Following the United States’s dramatic capture of former Venezuelan dictator Nicolás Maduro earlier this month, New York City, where authorities are holding the autocrat, emerged as an epicenter of pro-Maduro sentiment in America. Such a development is unsurprising given the New York labor movement’s long-standing alignment with Caracas.
Maduro’s regime, for instance, has used New York labor leaders in an attempt to launder its international image, and union officials were all too happy to assist.
Ahead of Venezuela’s 2017 elections, called by Maduro amid mass protests to elect an assembly tasked with drafting a new constitution, the regime invited a delegation of American union leaders to observe the voting and praise the country’s electoral process.
The election was roundly condemned by international observers who characterized it as an attempt by Maduro to erode Venezuela’s remaining democratic institutions. Maduro’s opposition boycotted the election, leading to independent estimates placing voter turnout between 11.3% and 21%. During the election, allies of Maduro reportedly used force to compel voting and asserted that turnout was overwhelming. Ultimately, the government claimed that 41.53% of voters participated in the election.
Smartmatic, the company that provided the voting machines for the election, reported that Venezuelan election officials tampered with the machines to inflate turnout figures. The vast majority of Venezuelans polled by independent sources characterized the government as a dictatorship and voiced opposition to drafting a new constitution.
Despite all this, the New York labor leaders invited by the regime to monitor the elections were quick to endorse them, giving positive interviews to the Venezuelan state-sponsored media outlet Telesur, according to an archived webpage reviewed by the Washington Examiner.
Estela Vazquez, who was serving as the executive vice president of the 1199 SEIU at the time, ironically, said that “99% of the Venezuelans support the process,” contradicting the findings of independent observers but mirroring the rhetoric of the Venezuelan regime.
“The participation was impressive,” said Vazquez, who was taken to select polling stations by officials. “So I found [it] surprising when I saw headlines the next day talking of high absenteeism in Venezuela, and that is not the truth.” Venezuela’s own statistics ultimately showed that the majority of the country did not participate in the elections.

Judy Gonzalez, a registered nurse who was the president of the New York State Nurses Association at the time of the elections, praised Venezuelan officials for the allegedly incredible transparency with which they were administering the election.

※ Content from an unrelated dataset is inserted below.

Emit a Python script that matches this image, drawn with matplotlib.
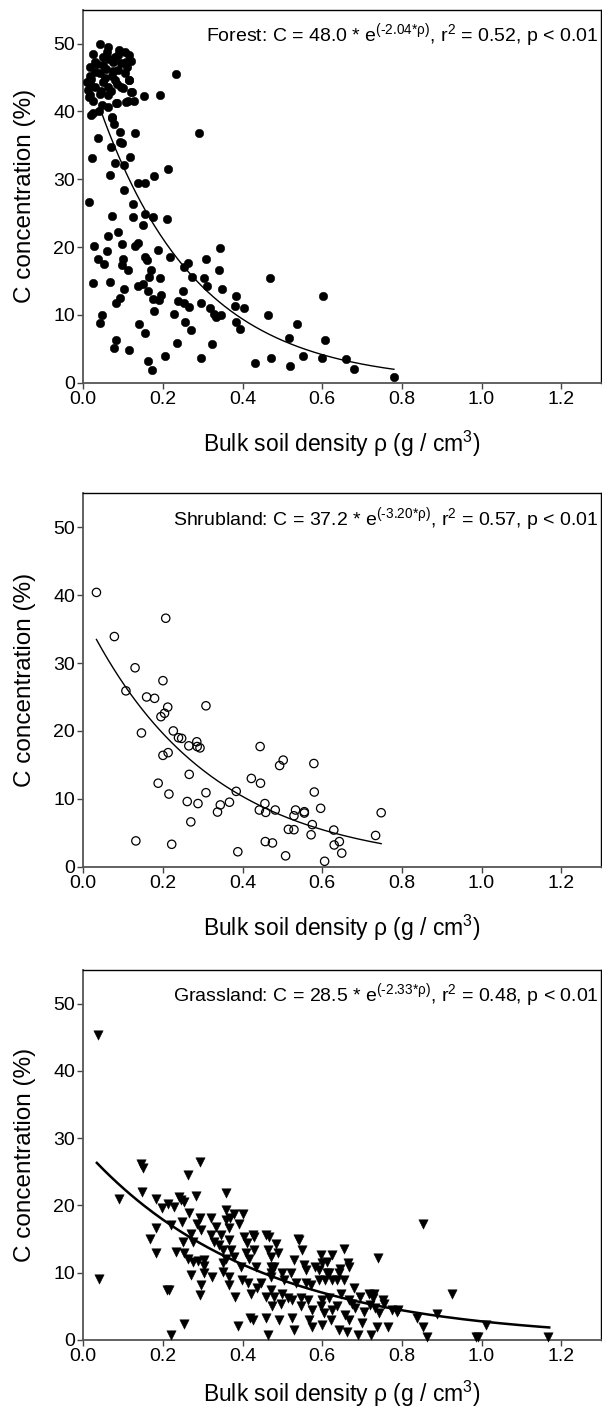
import numpy as np
import matplotlib
matplotlib.use("Agg")
import matplotlib.pyplot as plt

plt.rcParams['font.family'] = ['Liberation Sans', 'DejaVu Sans']
plt.rcParams['mathtext.fontset'] = 'custom'
plt.rcParams['mathtext.rm'] = 'Liberation Sans'
plt.rcParams['mathtext.it'] = 'Liberation Sans:italic'
plt.rcParams['mathtext.bf'] = 'Liberation Sans:bold'

# ---------------- data ----------------
forest = [
    (0.041, 50.0), (0.062, 49.5), (0.025, 48.5), (0.104, 48.8), (0.116, 48.3), (0.087, 48.3),
    (0.050, 48.0), (0.017, 46.6), (0.029, 47.3), (0.075, 47.3), (0.095, 47.1), (0.108, 47.3),
    (0.058, 46.3), (0.087, 46.1), (0.017, 45.3), (0.041, 45.6), (0.071, 45.3), (0.104, 45.6),
    (0.017, 44.1), (0.050, 44.3), (0.079, 44.6), (0.116, 44.6), (0.029, 43.6), (0.062, 43.6),
    (0.095, 43.6), (0.041, 42.6), (0.017, 42.4), (0.025, 41.6), (0.062, 42.4), (0.120, 42.8),
    (0.112, 41.6), (0.127, 41.6), (0.083, 41.3), (0.108, 41.4), (0.153, 42.3), (0.192, 42.4),
    (0.046, 40.9), (0.025, 39.7), (0.039, 40.0), (0.062, 40.7), (0.072, 39.2), (0.077, 38.2),
    (0.035, 47.0), (0.055, 45.0), (0.085, 44.0), (0.065, 47.8), (0.090, 49.0), (0.110, 46.5),
    (0.045, 43.0), (0.070, 43.0), (0.100, 43.5), (0.020, 44.8), (0.030, 45.8), (0.060, 48.7),
    (0.080, 48.0), (0.120, 47.5), (0.050, 46.8), (0.075, 45.9), (0.010, 44.4), (0.014, 42.1),
    (0.019, 39.5), (0.012, 43.2), (0.122, 42.8), (0.115, 44.6), (0.084, 41.2), (0.071, 39.1),
    (0.233, 45.5), (0.290, 36.8), (0.130, 36.8), (0.014, 26.6), (0.023, 33.1), (0.038, 36.1),
    (0.069, 34.8), (0.066, 30.6), (0.079, 32.4), (0.091, 37.0), (0.093, 35.5), (0.098, 35.4),
    (0.103, 32.1), (0.117, 33.3), (0.103, 28.4), (0.137, 29.5), (0.154, 29.4), (0.178, 30.5),
    (0.213, 31.5), (0.124, 26.4), (0.125, 24.4), (0.071, 24.6), (0.154, 24.9), (0.175, 24.5),
    (0.211, 24.1), (0.149, 23.3), (0.026, 20.1), (0.036, 18.3), (0.052, 17.5), (0.060, 19.5),
    (0.063, 21.7), (0.088, 22.3), (0.098, 20.4), (0.100, 18.3), (0.096, 17.4), (0.111, 16.7),
    (0.131, 20.1), (0.137, 20.6), (0.156, 18.5), (0.160, 18.1), (0.188, 19.6), (0.218, 18.5),
    (0.170, 16.7), (0.165, 15.6), (0.192, 15.5), (0.137, 14.3), (0.149, 14.6), (0.163, 13.6),
    (0.024, 14.7), (0.066, 14.8), (0.103, 13.9), (0.175, 12.3), (0.194, 13.0), (0.190, 12.2),
    (0.091, 12.5), (0.082, 11.7), (0.048, 10.0), (0.043, 8.75), (0.178, 10.6), (0.141, 8.65),
    (0.154, 7.4), (0.082, 6.3), (0.077, 5.1), (0.115, 4.9), (0.163, 3.2), (0.173, 1.9),
    (0.204, 3.9), (0.236, 5.9), (0.228, 10.2), (0.238, 12.0), (0.250, 13.6), (0.254, 17.1),
    (0.264, 17.7), (0.254, 11.7), (0.266, 11.2), (0.255, 9.0), (0.271, 7.8), (0.273, 15.6),
    (0.295, 11.7), (0.295, 3.6), (0.308, 18.3), (0.303, 15.5), (0.310, 14.3), (0.319, 11.0),
    (0.329, 10.2), (0.322, 5.65), (0.343, 19.8), (0.341, 16.7), (0.348, 13.9), (0.345, 10.0),
    (0.334, 9.7), (0.384, 12.8), (0.380, 11.3), (0.404, 11.1), (0.384, 9.0), (0.393, 7.9),
    (0.432, 2.85), (0.468, 15.4), (0.465, 10.0), (0.471, 3.6), (0.516, 6.6), (0.519, 2.5),
    (0.536, 8.65), (0.552, 4.0), (0.601, 12.8), (0.608, 6.3), (0.600, 3.7), (0.659, 3.5),
    (0.680, 2.0), (0.779, 0.9),
]

shrubland = [
    (0.033, 40.4), (0.078, 33.9), (0.207, 36.6), (0.130, 29.3), (0.200, 27.4), (0.107, 25.9),
    (0.159, 25.0), (0.179, 24.8), (0.212, 23.5), (0.308, 23.7), (0.204, 22.6), (0.195, 22.1),
    (0.146, 19.7), (0.226, 20.0), (0.239, 19.0), (0.247, 18.9), (0.285, 18.4), (0.265, 17.8),
    (0.286, 17.7), (0.293, 17.5), (0.213, 16.8), (0.200, 16.4), (0.444, 17.7), (0.502, 15.7),
    (0.493, 14.9), (0.579, 15.2), (0.266, 13.6), (0.422, 13.0), (0.445, 12.3), (0.188, 12.3),
    (0.384, 11.1), (0.580, 11.0), (0.215, 10.7), (0.308, 10.9), (0.261, 9.6), (0.288, 9.3),
    (0.367, 9.5), (0.344, 9.1), (0.456, 9.3), (0.596, 8.6), (0.442, 8.35), (0.458, 8.0),
    (0.482, 8.35), (0.337, 8.05), (0.533, 8.35), (0.555, 8.1), (0.555, 7.9), (0.529, 7.5),
    (0.748, 7.95), (0.270, 6.6), (0.575, 6.2), (0.629, 5.4), (0.515, 5.5), (0.529, 5.45),
    (0.572, 4.7), (0.734, 4.6), (0.132, 3.8), (0.222, 3.3), (0.457, 3.7), (0.475, 3.5),
    (0.643, 3.7), (0.630, 3.2), (0.388, 2.2), (0.649, 2.0), (0.508, 1.6), (0.606, 0.8),
]

grassland = [
    (0.036, 45.4), (0.040, 9.0), (0.211, 7.5), (0.216, 7.5), (0.221, 0.7), (0.254, 2.4),
    (0.463, 0.7), (0.853, 17.3), (0.740, 12.2), (0.927, 6.8), (0.863, 0.4), (0.986, 0.4),
    (0.992, 0.4), (1.168, 0.4), (1.010, 2.2), (0.887, 3.8), (0.853, 2.0), (0.837, 3.2),
    (0.790, 4.5), (0.776, 4.5), (0.752, 5.9), (0.764, 2.0), (0.729, 6.8), (0.738, 2.0),
    (0.722, 0.7), (0.690, 0.7), (0.661, 1.2), (0.642, 1.5), (0.680, 7.7), (0.654, 13.6),
    (0.665, 11.4), (0.644, 10.6), (0.625, 12.6), (0.598, 12.6), (0.613, 9.9), (0.425, 15.6),
    (0.540, 15.0),
    (0.090, 20.9), (0.144, 26.2), (0.150, 25.6), (0.148, 22.0), (0.183, 20.9), (0.198, 19.6),
    (0.212, 20.2), (0.229, 19.8), (0.240, 21.3), (0.246, 20.8), (0.254, 20.5), (0.265, 18.9),
    (0.248, 17.6), (0.183, 16.6), (0.167, 15.0), (0.183, 12.9), (0.219, 17.1), (0.232, 13.1),
    (0.250, 14.6), (0.263, 24.5), (0.293, 26.5), (0.282, 21.4), (0.292, 18.1), (0.285, 17.2),
    (0.296, 16.3), (0.271, 15.8), (0.275, 14.6), (0.254, 12.9), (0.263, 12.1), (0.275, 11.6),
    (0.288, 11.8), (0.303, 11.9), (0.303, 11.0), (0.304, 9.9), (0.271, 9.7), (0.296, 8.2),
    (0.294, 6.7), (0.323, 9.4), (0.321, 18.1), (0.333, 16.8), (0.321, 15.6), (0.346, 15.6),
    (0.358, 21.8), (0.358, 19.3), (0.358, 17.8), (0.369, 18.1), (0.379, 18.8), (0.400, 18.8),
    (0.392, 17.3), (0.365, 16.6), (0.367, 14.9), (0.342, 14.1), (0.329, 14.6), (0.350, 13.4),
    (0.371, 13.4), (0.358, 12.1), (0.379, 12.4), (0.352, 11.4), (0.350, 10.1), (0.365, 9.4),
    (0.367, 8.2), (0.382, 6.4), (0.388, 2.1), (0.396, 10.9), (0.398, 8.9), (0.403, 15.3),
    (0.411, 14.4), (0.408, 12.9), (0.417, 12.1), (0.414, 8.4), (0.421, 6.9), (0.429, 15.3),
    (0.428, 13.4), (0.433, 10.9), (0.418, 3.2), (0.427, 3.0), (0.436, 7.7), (0.446, 8.4),
    (0.458, 15.6), (0.463, 13.4), (0.458, 6.4), (0.458, 3.2), (0.471, 12.4), (0.471, 10.9),
    (0.471, 9.4), (0.471, 7.4),
    (0.542, 14.9), (0.484, 14.3), (0.467, 15.3), (0.550, 13.4), (0.529, 11.9), (0.488, 12.9),
    (0.554, 11.1), (0.558, 10.4), (0.583, 10.9), (0.600, 11.4), (0.613, 11.6), (0.667, 10.9),
    (0.642, 9.9), (0.617, 9.9), (0.592, 10.4), (0.521, 9.9), (0.500, 9.9), (0.479, 10.9),
    (0.471, 9.9), (0.504, 8.9), (0.533, 8.4), (0.558, 8.5), (0.571, 8.2), (0.592, 8.9),
    (0.608, 8.9), (0.625, 8.9), (0.638, 8.9), (0.654, 8.9), (0.717, 6.9), (0.727, 6.3),
    (0.787, 4.2), (0.667, 3.0), (0.658, 3.7), (0.700, 2.6), (0.625, 4.5), (0.638, 5.0),
    (0.646, 6.9), (0.617, 6.2), (0.600, 5.9), (0.596, 5.0), (0.604, 4.0), (0.575, 4.5),
    (0.563, 5.9), (0.546, 5.0), (0.546, 6.2), (0.525, 5.9), (0.513, 6.2), (0.500, 6.9),
    (0.496, 5.4), (0.479, 6.4), (0.475, 5.0), (0.525, 3.2), (0.492, 3.0), (0.567, 3.0),
    (0.575, 2.0), (0.600, 2.2), (0.529, 1.5), (0.621, 3.0), (0.675, 5.4), (0.683, 4.7),
    (0.667, 5.9), (0.696, 6.4), (0.704, 4.2), (0.721, 5.2), (0.733, 4.7), (0.754, 5.4),
    (0.742, 4.0),
]

# fitted curves: C = a * exp(-b * rho), drawn over the observed range
fit_a = [48.0, 37.2, 28.5]
fit_b = [4.08, 3.20, 2.33]
fit_range = [(0.045, 0.78), (0.033, 0.748), (0.034, 1.17)]

labels = [
    r"Forest: C = 48.0 * e$^{\text{(-2.04*ρ)}}$, r$^{\text{2}}$ = 0.52, p < 0.01",
    r"Shrubland: C = 37.2 * e$^{\text{(-3.20*ρ)}}$, r$^{\text{2}}$ = 0.57, p < 0.01",
    r"Grassland: C = 28.5 * e$^{\text{(-2.33*ρ)}}$, r$^{\text{2}}$ = 0.48, p < 0.01",
]

xticks = [0.0, 0.2, 0.4, 0.6, 0.8, 1.0, 1.2]
yticks = [0, 10, 20, 30, 40, 50]

# ---------------- figure ----------------
W, H = 602, 1411
fig = plt.figure(figsize=(W / 100, H / 100), dpi=100)

left_px, right_px = 83.3, 601.0
panels_px = [(9.7, 382.8), (493.3, 866.7), (970.0, 1340.0)]
xlabel_pad = [15, 15, 10]

series = [forest, shrubland, grassland]
styles = [
    dict(marker='o', s=38, facecolors='black', edgecolors='black', linewidths=0.3),
    dict(marker='o', s=36, facecolors='none', edgecolors='black', linewidths=0.9),
    dict(marker='v', s=46, facecolors='black', edgecolors='black', linewidths=0.3),
]
line_w = [1.0, 1.0, 1.8]

for i, (top, bot) in enumerate(panels_px):
    ax = fig.add_axes([left_px / W, 1 - bot / H, (right_px - left_px) / W, (bot - top) / H])
    xs, ys = zip(*series[i])
    ax.scatter(xs, ys, zorder=3, clip_on=False, **styles[i])
    xf = np.linspace(fit_range[i][0], fit_range[i][1], 200)
    ax.plot(xf, fit_a[i] * np.exp(-fit_b[i] * xf), color='black', lw=line_w[i], zorder=4)

    ax.set_xlim(0, 1.3)
    ax.set_ylim(0, 55)
    ax.set_xticks(xticks)
    ax.set_xticklabels([f"{t:.1f}" for t in xticks])
    ax.set_yticks(yticks)
    ax.tick_params(direction='out', length=4, width=1.0, labelsize=14, pad=2, color='#444444')
    for side in ['left', 'bottom']:
        ax.spines[side].set_color('#555555')
        ax.spines[side].set_linewidth(1.3)
    for side in ['top', 'right']:
        ax.spines[side].set_color('black')
        ax.spines[side].set_linewidth(1.0)

    ax.set_xlabel(r"Bulk soil density ρ (g / cm$^{\text{3}}$)", fontsize=16.5,
                  labelpad=xlabel_pad[i])
    ax.set_ylabel("C concentration (%)", fontsize=17.5, labelpad=12)
    ax.text(0.995, 0.916, labels[i], transform=ax.transAxes, ha='right', va='baseline',
            fontsize=14)

fig.savefig("out.png", dpi=100)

“I’ve been through a lot of union elections, I know what to look for when there’s cheating. I didn’t see any cheating,” John Patafio, who was vice president of the Transport Workers Union at the time, said, echoing Gonzalez’s claim. “I saw a very open process; I saw the people [who] were controlling it were people from the community, earnest. So, I thought it was fine.”
The trio accused independent observers of engaging in “propaganda” by criticizing the elections.
Representatives for the 1199 SEIU, NYSNA, and TWA did not respond to requests for comment.
“All credibility goes out the window when you beat the drum for workers’ rights in the U.S. while simultaneously applauding an oppressive leader in Caracas,” Charlyce Bozzello, communications director at the Center for Union Facts, told the Washington Examiner. “These ‘useful idiots’ should remember that workers everywhere have the right to fair elections and free speech without the risk of imprisonment.”
Following the widely criticized 2017 Venezuelan elections, the United States imposed sanctions on the country. A number of labor union leaders joined the Alliance for Global Justice — a left-wing nonprofit group that has since faced scrutiny for sponsoring Samidoun, an organization deemed by the Treasury Department to be a Hamas fundraising front — in opposing the sanctions through a petition.
Among the signatories were Vazquez, the president of the National Lawyers Guild; the general president of the United Electrical Workers; counsel for the United Steelworkers Union; and scores of local union leaders.
Ties between American labor organizers and the Maduro regime go back even further.
An online photo album posted by an account apparently belonging to the Venezuelan Embassy in September 2015 shows the now former dictator meeting with a large group of New York City union leaders in Harlem. An image of a document resurfaced by the anonymous X account “L” appears to show that the 1199 SEIU held a “People of African Descent Leadership Summit” on the same date the embassy’s album says Maduro met with U.S. labor leaders. The document, which is likely legitimate as it was also posted by the Venezuelan Embassy, describes Maduro as “his excellency.”
Fast-forwarding to the present day, New York City unions, such as the 1199 SEIU, have aligned themselves with organizations like Indivisible, one of the primary groups rallying against American intervention in Venezuela. Meanwhile, New York-based leadership at the United Autoworkers, such as its counsel and the union’s regional director, have criticized the United States for removing Maduro.
Even the AFL-CIO, the nation’s largest labor union, has condemned the United States for removing Maduro from power.
“We join the international labor community in condemning President Trump’s unconstitutional actions in Venezuela,” a statement from the union reads.